5) According to the Sardinian legend, after god created Earth he took all the leftover pieces, threw them into the sea and stepped on them to form the island which is Sardinia.
6) Don't think pizza but instead flatbread - pane carasau is the most delicious, crisp flatbread. Best eaten warm, sprinkled with sea salt and rosemary. Again steeped in Sardinian history- it was the food of shepherds that keeps for up to a year. Now, it's served everywhere!
7) Rotten cheese with live maggots is a delicacy here. Casu Marzu is a very aged pecorino. Outlawed now in Europe, it is only available in Sardinia, where it is made by introducing cheese fly larvae into the cheese to ferment it. It has to be eaten whilst the maggots are alive although some do remove them first. Now I adore cheese but even I'm not sure I could go this far!
8) For the flora and fauna, Sardinia cannot be beaten: 60 wildlife reserves with some rocks dating back 500 million years (there's the history again!) and 3 national parks makes it a dream destination for holidaymakers after more than a few glitzy shops!
Giancarlo Dessi in Wikipedia
9) Sardinia stands for longevity - here live some of the longest lives in the world. In 2002, the oldest man in the world died at 113 years old. Sardinia boasts one of the highest number of centegerians in its population in the world!

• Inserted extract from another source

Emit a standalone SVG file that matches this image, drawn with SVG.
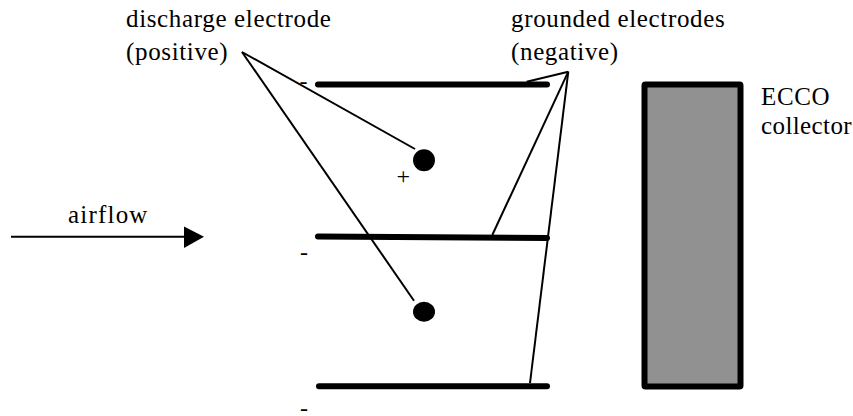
<svg xmlns="http://www.w3.org/2000/svg" width="853" height="416" viewBox="0 0 853 416">
<style>
text{font-family:"Liberation Serif","Times New Roman",serif;font-size:25px;letter-spacing:.65px;fill:#000}
.el{stroke:#000;stroke-width:6;stroke-linecap:round;fill:none}
.ln{stroke:#000;stroke-width:2;fill:none}
.sign{font-size:24px;letter-spacing:0}
</style>
<rect width="853" height="416" fill="#fff"/>
<g id="connectors">
<path class="ln" d="M242 52L415 149"/>
<path class="ln" d="M242 52L414 300.7"/>
<path class="ln" d="M568.3 71.7L526.7 81.7"/>
<path class="ln" d="M568.3 71.7L492.3 235"/>
<path class="ln" d="M568.3 71.7L530 383"/>
<path class="ln" d="M11 236.7H185"/>
<polygon points="184,226.5 204,236.7 184,248"/>
</g>
<g id="electrode-top"><path class="el" d="M318 84.5H547"/><text class="sign" x="299.5" y="89">-</text></g>
<g id="electrode-middle"><path class="el" d="M318 236.5L547 238"/><text class="sign" x="300" y="260">-</text></g>
<g id="electrode-bottom"><path class="el" d="M319 386.3H547"/><text class="sign" x="300" y="416">-</text></g>
<g id="discharge-1"><ellipse cx="424" cy="160.3" rx="11" ry="11"/><text class="sign" x="396.5" y="184">+</text></g>
<g id="discharge-2"><ellipse cx="424" cy="311.7" rx="11" ry="10"/></g>
<g id="collector"><rect x="644.5" y="84.5" width="96" height="302" rx="1" fill="#919191" stroke="#000" stroke-width="6" stroke-linejoin="round"/></g>
<g id="label-discharge"><text x="126" y="27">discharge electrode</text><text x="126" y="60">(positive)</text></g>
<g id="label-grounded"><text x="511" y="27">grounded electrodes</text><text x="511" y="60">(negative)</text></g>
<g id="label-ecco"><text x="761" y="105">ECCO</text><text x="761" y="134" style="letter-spacing:.4px">collector</text></g>
<g id="label-airflow"><text x="68" y="223" style="letter-spacing:1.2px">airflow</text></g>
</svg>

10) Despite consuming nearly double the amount of beer of their Italian cousins, Sardinia produces some delicious wine. For oenophiles I'd recommend visiting Sardus Pater - a cooperative of 200 growers and Olianas for biodynamic wines. Cannonau is the main Sardinian wine. With the grape (grenache) grown all over the island. The century old tradition of small plots of vines being cultivated for wine to drink at home lives on. Now, if that's not a good enough reason to get yourself there, I don't know what is!